* **Prompt**:
Repeat the material verbatim. Images are excluded from the copy.

╭──

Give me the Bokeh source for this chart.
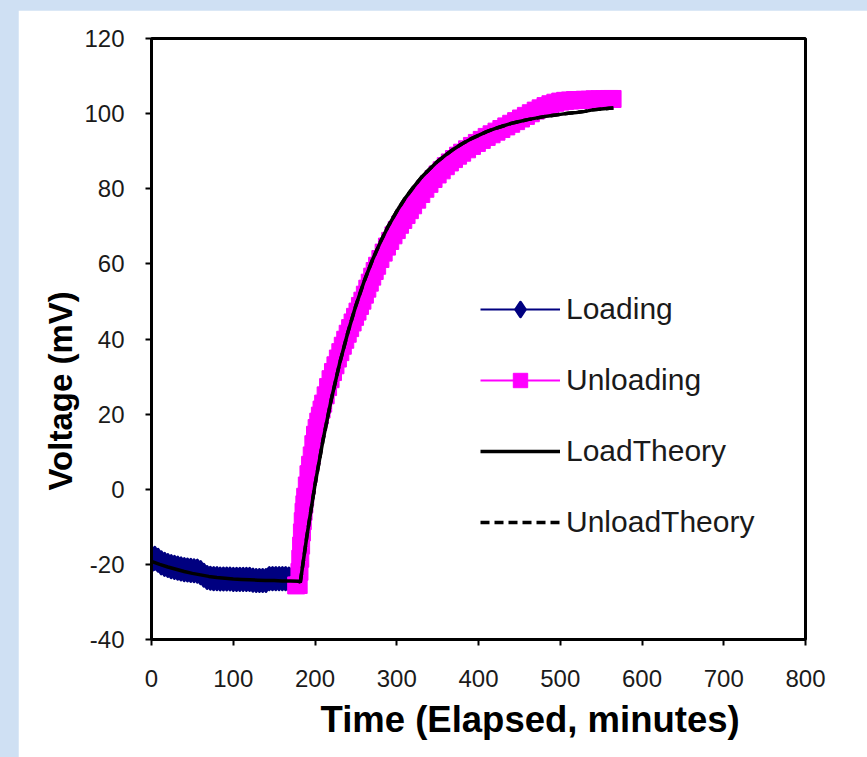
from bokeh.plotting import figure
from bokeh.models import (Range1d, FixedTicker, Legend, LegendItem, Title, Column)
from bokeh.embed import file_html
from bokeh.resources import INLINE

# ---------------- data ----------------
load_t = [0, 4, 8, 12, 16, 20, 24, 28, 32, 36, 40, 44, 48, 52, 56, 60, 64, 68, 72, 76,
          80, 84, 88, 92, 96, 100, 104, 108, 112, 116, 120, 124, 128, 132, 136, 140,
          144, 148, 152, 156, 160, 164, 168, 172, 176]
load_v = [-19.0, -18.4, -18.9, -19.6, -20.0, -20.3, -20.6, -20.8, -21.0, -21.2, -21.4,
          -21.5, -21.6, -21.7, -21.8, -22.2, -22.9, -23.5, -23.7, -23.8, -23.8, -23.9,
          -23.9, -23.9, -23.9, -24.0, -24.0, -24.0, -24.0, -24.0, -24.0, -24.2, -24.3,
          -24.3, -24.3, -24.3, -23.8, -23.8, -23.8, -23.8, -23.8, -23.8, -23.9, -23.9, -24.0]

unload_t = [177, 180, 181, 182, 183, 184, 185, 186, 187, 188,
            190, 192, 194, 196, 198, 200, 202, 204, 206, 208, 210,
            213, 216, 219, 222, 225, 228, 231, 234, 237, 240, 243, 246, 249, 252, 255, 258,
            261, 264, 267, 270, 273, 276,
            280, 284, 288, 292, 296, 300, 304, 308, 312, 316,
            320, 325, 330, 335, 340, 345, 350, 355, 360, 365, 370, 375, 380,
            386, 392, 398, 404, 410, 416, 422, 428, 434, 440, 446, 452, 458, 464, 470,
            476, 482, 488, 494, 500, 506, 512, 518, 524, 530, 536, 542, 548, 554, 560, 564]
unload_v = [-25.6, -25.5, -22, -18.5, -15, -11.5, -8.5, -6, -4, -2,
            1, 4, 6.5, 9, 12, 14.5, 16.3, 18, 19.6, 21.2, 22.8,
            25, 27.2, 29.3, 31.2, 33, 34.8, 36.5, 38.2, 39.8, 41.4, 42.9, 44.4, 45.9, 47.3,
            48.8, 50.2, 51.8, 53.4, 55, 56.6, 58.1, 59.5,
            61.3, 63, 64.6, 66.1, 67.6, 69, 70.4, 71.7, 73, 74.3,
            75.6, 77.1, 78.6, 80, 81.3, 82.6, 83.8, 84.9, 86, 87, 87.9, 88.8, 89.6,
            90.5, 91.4, 92.2, 93, 93.8, 94.5, 95.2, 95.9, 96.6, 97.3, 98, 98.7, 99.4,
            100.1, 100.8, 101.4, 102, 102.5, 102.9, 103.2, 103.4, 103.5, 103.6, 103.6,
            103.7, 103.7, 103.8, 103.8, 103.8, 103.9, 103.9]

load_theory_t = [0, 10, 20, 30, 40, 50, 60, 70, 80, 90, 100, 110, 120, 130, 140, 150,
                 160, 170, 180, 182]
load_theory_v = [-19.2, -20.0, -20.7, -21.3, -21.9, -22.4, -22.8, -23.2, -23.5, -23.7,
                 -23.9, -24.0, -24.1, -24.2, -24.3, -24.3, -24.4, -24.4, -24.5, -24.8]

unload_theory_t = [182, 190, 200, 210, 220, 230, 240, 250, 260, 270, 280, 290, 300, 310,
                   320, 330, 340, 350, 360, 370, 380, 390, 400, 410, 420, 430, 440, 450,
                   460, 470, 480, 490, 500, 510, 520, 530, 540, 550, 560, 565]
unload_theory_v = [-24.8, -12.6, 1.2, 13.3, 24.0, 33.4, 41.6, 48.9, 55.3, 60.9, 65.8,
                   70.2, 74.0, 77.4, 80.3, 83.0, 85.2, 87.3, 89.0, 90.6, 92.0, 93.2, 94.2,
                   95.2, 96.0, 96.7, 97.4, 97.9, 98.4, 98.8, 99.2, 99.5, 99.8, 100.1,
                   100.3, 100.6, 101.0, 101.2, 101.4, 101.5]

x_ticks = [0, 100, 200, 300, 400, 500, 600, 700, 800]
y_ticks = [-40, -20, 0, 20, 40, 60, 80, 100, 120]
y_tick_labels = ["-40", "-20", "0", "20", "40", "60", "80", "100", "120"]
series_names = ["Loading", "Unloading", "LoadTheory", "UnloadTheory"]
x_title = "Time (Elapsed, minutes)"
y_title = "Voltage (mV)"

FONT = "Liberation Sans"

p = figure(width=849, height=747, output_backend="svg", toolbar_location=None,
           x_range=Range1d(0, 800), y_range=Range1d(-40, 120),
           min_border_left=133, min_border_right=62, min_border_top=28,
           min_border_bottom=118)
p.margin = (10, 0, 0, 18)
p.background_fill_color = "white"
p.border_fill_color = "white"
p.outline_line_color = "black"
p.outline_line_width = 3
p.xgrid.visible = False
p.ygrid.visible = False

for ax in (p.xaxis[0], p.yaxis[0]):
    ax.axis_line_width = 3
    ax.axis_line_color = "black"
    ax.major_tick_line_width = 2
    ax.major_tick_in = 0
    ax.major_tick_out = 6
    ax.minor_tick_line_color = None
    ax.major_label_text_font = FONT
    ax.major_label_text_font_size = "24px"
    ax.major_label_text_color = "#1a1a1a"
p.xaxis[0].ticker = FixedTicker(ticks=x_ticks)
p.yaxis[0].ticker = FixedTicker(ticks=y_ticks)
p.yaxis[0].major_label_overrides = {t: s for t, s in zip(y_ticks, y_tick_labels)}
p.xaxis[0].major_label_standoff = 24
p.yaxis[0].major_label_standoff = 21

# data series
l_line = p.line(load_t, load_v, line_color="#000080", line_width=2)
l_pts = p.scatter(load_t, load_v, marker="diamond", size=22, fill_color="#000080",
                  line_color="#000080", line_width=3, line_join="round")
u_line = p.line(unload_t, unload_v, line_color="#ff00ff", line_width=2)
u_pts = p.scatter(unload_t, unload_v, marker="square", size=17, fill_color="#ff00ff",
                  line_color="#ff00ff")

# theory curves
ut_line = p.line(unload_theory_t, unload_theory_v, line_color="black", line_width=3.5,
                 line_dash="9 5")
lt_line = p.line(load_theory_t + unload_theory_t[1:], load_theory_v + unload_theory_v[1:],
                 line_color="black", line_width=3.5)

legend = Legend(items=[
    LegendItem(label=series_names[0], renderers=[l_line, l_pts]),
    LegendItem(label=series_names[1], renderers=[u_line, u_pts]),
    LegendItem(label=series_names[2], renderers=[lt_line]),
    LegendItem(label=series_names[3], renderers=[ut_line]),
], location=(329, 99))
legend.glyph_width = 80
legend.glyph_height = 36
legend.label_height = 36
legend.spacing = 35
legend.padding = 0
legend.margin = 0
legend.label_standoff = 6
legend.label_text_font = FONT
legend.label_text_font_size = "30px"
legend.label_text_color = "#1a1a1a"
legend.background_fill_alpha = 0
legend.border_line_alpha = 0
p.add_layout(legend)

p.add_layout(Title(text=x_title, align="left", offset=169, standoff=15, text_font=FONT,
                   text_font_size="36.5px", text_font_style="bold", text_color="black"),
             "below")
p.add_layout(Title(text=y_title, align="left", offset=149, standoff=6, text_font=FONT,
                   text_font_size="33px", text_font_style="bold", text_color="black"),
             "left")

layout = Column(children=[p], width=867, height=757,
                styles={"background-color": "#cfe0f3"})

open("out.html", "w").write(file_html(layout, INLINE))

╰──

* **Solution for this task**:
Give me the Bokeh source for this chart.
from bokeh.plotting import figure
from bokeh.models import (Range1d, FixedTicker, Legend, LegendItem, Title, Column)
from bokeh.embed import file_html
from bokeh.resources import INLINE

# ---------------- data ----------------
load_t = [0, 4, 8, 12, 16, 20, 24, 28, 32, 36, 40, 44, 48, 52, 56, 60, 64, 68, 72, 76,
          80, 84, 88, 92, 96, 100, 104, 108, 112, 116, 120, 124, 128, 132, 136, 140,
          144, 148, 152, 156, 160, 164, 168, 172, 176]
load_v = [-19.0, -18.4, -18.9, -19.6, -20.0, -20.3, -20.6, -20.8, -21.0, -21.2, -21.4,
          -21.5, -21.6, -21.7, -21.8, -22.2, -22.9, -23.5, -23.7, -23.8, -23.8, -23.9,
          -23.9, -23.9, -23.9, -24.0, -24.0, -24.0, -24.0, -24.0, -24.0, -24.2, -24.3,
          -24.3, -24.3, -24.3, -23.8, -23.8, -23.8, -23.8, -23.8, -23.8, -23.9, -23.9, -24.0]

unload_t = [177, 180, 181, 182, 183, 184, 185, 186, 187, 188,
            190, 192, 194, 196, 198, 200, 202, 204, 206, 208, 210,
            213, 216, 219, 222, 225, 228, 231, 234, 237, 240, 243, 246, 249, 252, 255, 258,
            261, 264, 267, 270, 273, 276,
            280, 284, 288, 292, 296, 300, 304, 308, 312, 316,
            320, 325, 330, 335, 340, 345, 350, 355, 360, 365, 370, 375, 380,
            386, 392, 398, 404, 410, 416, 422, 428, 434, 440, 446, 452, 458, 464, 470,
            476, 482, 488, 494, 500, 506, 512, 518, 524, 530, 536, 542, 548, 554, 560, 564]
unload_v = [-25.6, -25.5, -22, -18.5, -15, -11.5, -8.5, -6, -4, -2,
            1, 4, 6.5, 9, 12, 14.5, 16.3, 18, 19.6, 21.2, 22.8,
            25, 27.2, 29.3, 31.2, 33, 34.8, 36.5, 38.2, 39.8, 41.4, 42.9, 44.4, 45.9, 47.3,
            48.8, 50.2, 51.8, 53.4, 55, 56.6, 58.1, 59.5,
            61.3, 63, 64.6, 66.1, 67.6, 69, 70.4, 71.7, 73, 74.3,
            75.6, 77.1, 78.6, 80, 81.3, 82.6, 83.8, 84.9, 86, 87, 87.9, 88.8, 89.6,
            90.5, 91.4, 92.2, 93, 93.8, 94.5, 95.2, 95.9, 96.6, 97.3, 98, 98.7, 99.4,
            100.1, 100.8, 101.4, 102, 102.5, 102.9, 103.2, 103.4, 103.5, 103.6, 103.6,
            103.7, 103.7, 103.8, 103.8, 103.8, 103.9, 103.9]

load_theory_t = [0, 10, 20, 30, 40, 50, 60, 70, 80, 90, 100, 110, 120, 130, 140, 150,
                 160, 170, 180, 182]
load_theory_v = [-19.2, -20.0, -20.7, -21.3, -21.9, -22.4, -22.8, -23.2, -23.5, -23.7,
                 -23.9, -24.0, -24.1, -24.2, -24.3, -24.3, -24.4, -24.4, -24.5, -24.8]

unload_theory_t = [182, 190, 200, 210, 220, 230, 240, 250, 260, 270, 280, 290, 300, 310,
                   320, 330, 340, 350, 360, 370, 380, 390, 400, 410, 420, 430, 440, 450,
                   460, 470, 480, 490, 500, 510, 520, 530, 540, 550, 560, 565]
unload_theory_v = [-24.8, -12.6, 1.2, 13.3, 24.0, 33.4, 41.6, 48.9, 55.3, 60.9, 65.8,
                   70.2, 74.0, 77.4, 80.3, 83.0, 85.2, 87.3, 89.0, 90.6, 92.0, 93.2, 94.2,
                   95.2, 96.0, 96.7, 97.4, 97.9, 98.4, 98.8, 99.2, 99.5, 99.8, 100.1,
                   100.3, 100.6, 101.0, 101.2, 101.4, 101.5]

x_ticks = [0, 100, 200, 300, 400, 500, 600, 700, 800]
y_ticks = [-40, -20, 0, 20, 40, 60, 80, 100, 120]
y_tick_labels = ["-40", "-20", "0", "20", "40", "60", "80", "100", "120"]
series_names = ["Loading", "Unloading", "LoadTheory", "UnloadTheory"]
x_title = "Time (Elapsed, minutes)"
y_title = "Voltage (mV)"

FONT = "Liberation Sans"

p = figure(width=849, height=747, output_backend="svg", toolbar_location=None,
           x_range=Range1d(0, 800), y_range=Range1d(-40, 120),
           min_border_left=133, min_border_right=62, min_border_top=28,
           min_border_bottom=118)
p.margin = (10, 0, 0, 18)
p.background_fill_color = "white"
p.border_fill_color = "white"
p.outline_line_color = "black"
p.outline_line_width = 3
p.xgrid.visible = False
p.ygrid.visible = False

for ax in (p.xaxis[0], p.yaxis[0]):
    ax.axis_line_width = 3
    ax.axis_line_color = "black"
    ax.major_tick_line_width = 2
    ax.major_tick_in = 0
    ax.major_tick_out = 6
    ax.minor_tick_line_color = None
    ax.major_label_text_font = FONT
    ax.major_label_text_font_size = "24px"
    ax.major_label_text_color = "#1a1a1a"
p.xaxis[0].ticker = FixedTicker(ticks=x_ticks)
p.yaxis[0].ticker = FixedTicker(ticks=y_ticks)
p.yaxis[0].major_label_overrides = {t: s for t, s in zip(y_ticks, y_tick_labels)}
p.xaxis[0].major_label_standoff = 24
p.yaxis[0].major_label_standoff = 21

# data series
l_line = p.line(load_t, load_v, line_color="#000080", line_width=2)
l_pts = p.scatter(load_t, load_v, marker="diamond", size=22, fill_color="#000080",
                  line_color="#000080", line_width=3, line_join="round")
u_line = p.line(unload_t, unload_v, line_color="#ff00ff", line_width=2)
u_pts = p.scatter(unload_t, unload_v, marker="square", size=17, fill_color="#ff00ff",
                  line_color="#ff00ff")

# theory curves
ut_line = p.line(unload_theory_t, unload_theory_v, line_color="black", line_width=3.5,
                 line_dash="9 5")
lt_line = p.line(load_theory_t + unload_theory_t[1:], load_theory_v + unload_theory_v[1:],
                 line_color="black", line_width=3.5)

legend = Legend(items=[
    LegendItem(label=series_names[0], renderers=[l_line, l_pts]),
    LegendItem(label=series_names[1], renderers=[u_line, u_pts]),
    LegendItem(label=series_names[2], renderers=[lt_line]),
    LegendItem(label=series_names[3], renderers=[ut_line]),
], location=(329, 99))
legend.glyph_width = 80
legend.glyph_height = 36
legend.label_height = 36
legend.spacing = 35
legend.padding = 0
legend.margin = 0
legend.label_standoff = 6
legend.label_text_font = FONT
legend.label_text_font_size = "30px"
legend.label_text_color = "#1a1a1a"
legend.background_fill_alpha = 0
legend.border_line_alpha = 0
p.add_layout(legend)

p.add_layout(Title(text=x_title, align="left", offset=169, standoff=15, text_font=FONT,
                   text_font_size="36.5px", text_font_style="bold", text_color="black"),
             "below")
p.add_layout(Title(text=y_title, align="left", offset=149, standoff=6, text_font=FONT,
                   text_font_size="33px", text_font_style="bold", text_color="black"),
             "left")

layout = Column(children=[p], width=867, height=757,
                styles={"background-color": "#cfe0f3"})

open("out.html", "w").write(file_html(layout, INLINE))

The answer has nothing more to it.